## What you need to do
Wherever the word "matplotlib" shows up in a line, please copy that line.

## Records with drawing code
>>
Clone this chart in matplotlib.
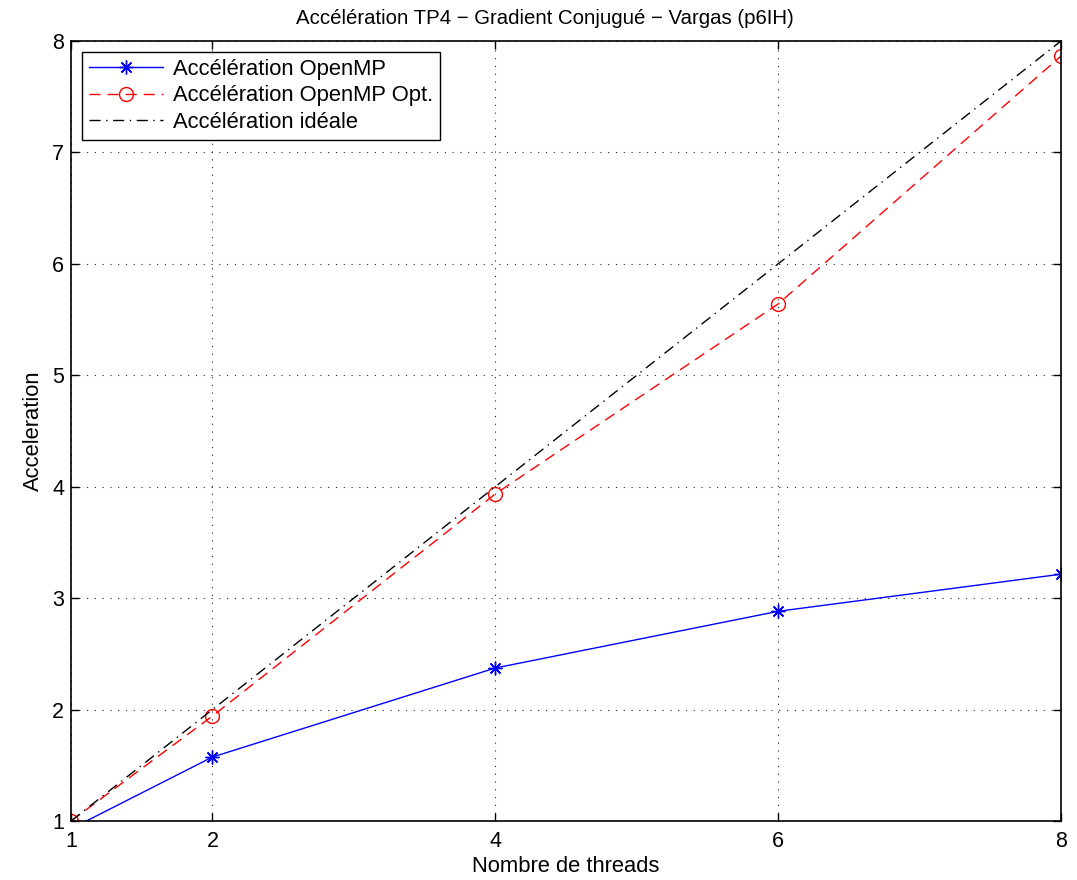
import matplotlib
matplotlib.use("Agg")
import matplotlib.pyplot as plt

plt.rcParams['font.family'] = ['Liberation Sans', 'DejaVu Sans']

threads = [1, 2, 4, 6, 8]
speedup_omp = [0.93, 1.574, 2.373, 2.882, 3.215]
speedup_omp_opt = [1.0, 1.942, 3.935, 5.64, 7.865]
speedup_ideal = [1, 2, 4, 6, 8]
xticks = [1, 2, 4, 6, 8]
yticks = [1, 2, 3, 4, 5, 6, 7, 8]

fig = plt.figure(figsize=(10.77, 8.8), dpi=100)
ax = fig.add_axes([71 / 1077, 59 / 880, 990 / 1077, 780 / 880])

ax.plot(threads, speedup_omp, color='blue', linestyle='-', linewidth=1.0,
        marker=(8, 2, 0), markersize=10, markerfacecolor='none',
        markeredgecolor='blue', markeredgewidth=1.0,
        label='Accélération OpenMP')
ax.plot(threads, speedup_omp_opt, color='red', linestyle=(0, (8, 5)),
        linewidth=1.0, marker='o', markersize=10, markerfacecolor='none',
        markeredgecolor='red', markeredgewidth=1.0,
        label='Accélération OpenMP Opt.')
ax.plot(threads, speedup_ideal, color='black', linestyle=(0, (8, 4, 1, 4)),
        linewidth=1.0, label='Accélération idéale')

ax.set_xlim(1, 8)
ax.set_ylim(1, 8)
ax.set_xticks(xticks)
ax.set_yticks(yticks)
ax.tick_params(direction='in', length=6, width=1, top=True, right=True,
               labelsize=15.5)
ax.tick_params(axis='x', pad=7)
ax.tick_params(axis='y', pad=5)
for s in ax.spines.values():
    s.set_linewidth(1.2)
ax.grid(True, color='#222222', linestyle=(0, (1, 6)), linewidth=0.8)

ax.set_title('Accélération TP4 − Gradient Conjugué − Vargas (p6IH)',
             fontsize=14.7, pad=12)
ax.title.set_x(0.479)
ax.set_xlabel('Nombre de threads', fontsize=15.8, labelpad=3)
ax.set_ylabel('Acceleration', fontsize=15.8, labelpad=6)

leg = ax.legend(loc='upper left', fontsize=15.8, frameon=True, fancybox=False,
                edgecolor='black', framealpha=1, borderaxespad=0.5,
                handlelength=3.4, handletextpad=0.45, labelspacing=0.26,
                borderpad=0.3)
leg.get_frame().set_linewidth(1.0)

fig.savefig('out.png', dpi=100)
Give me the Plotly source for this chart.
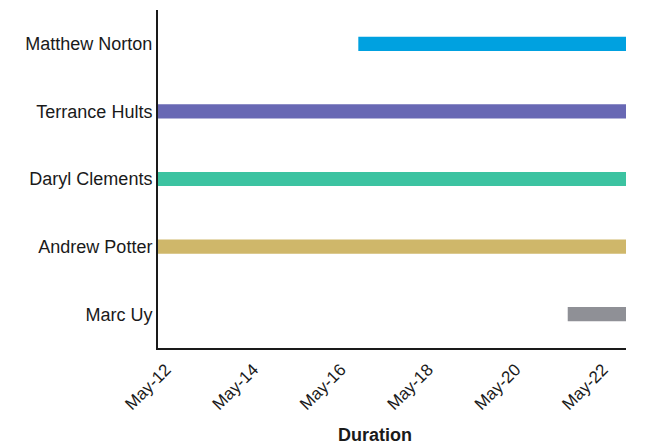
<<
## Worked answer
Clone this chart in matplotlib.
import matplotlib
matplotlib.use("Agg")
import matplotlib.pyplot as plt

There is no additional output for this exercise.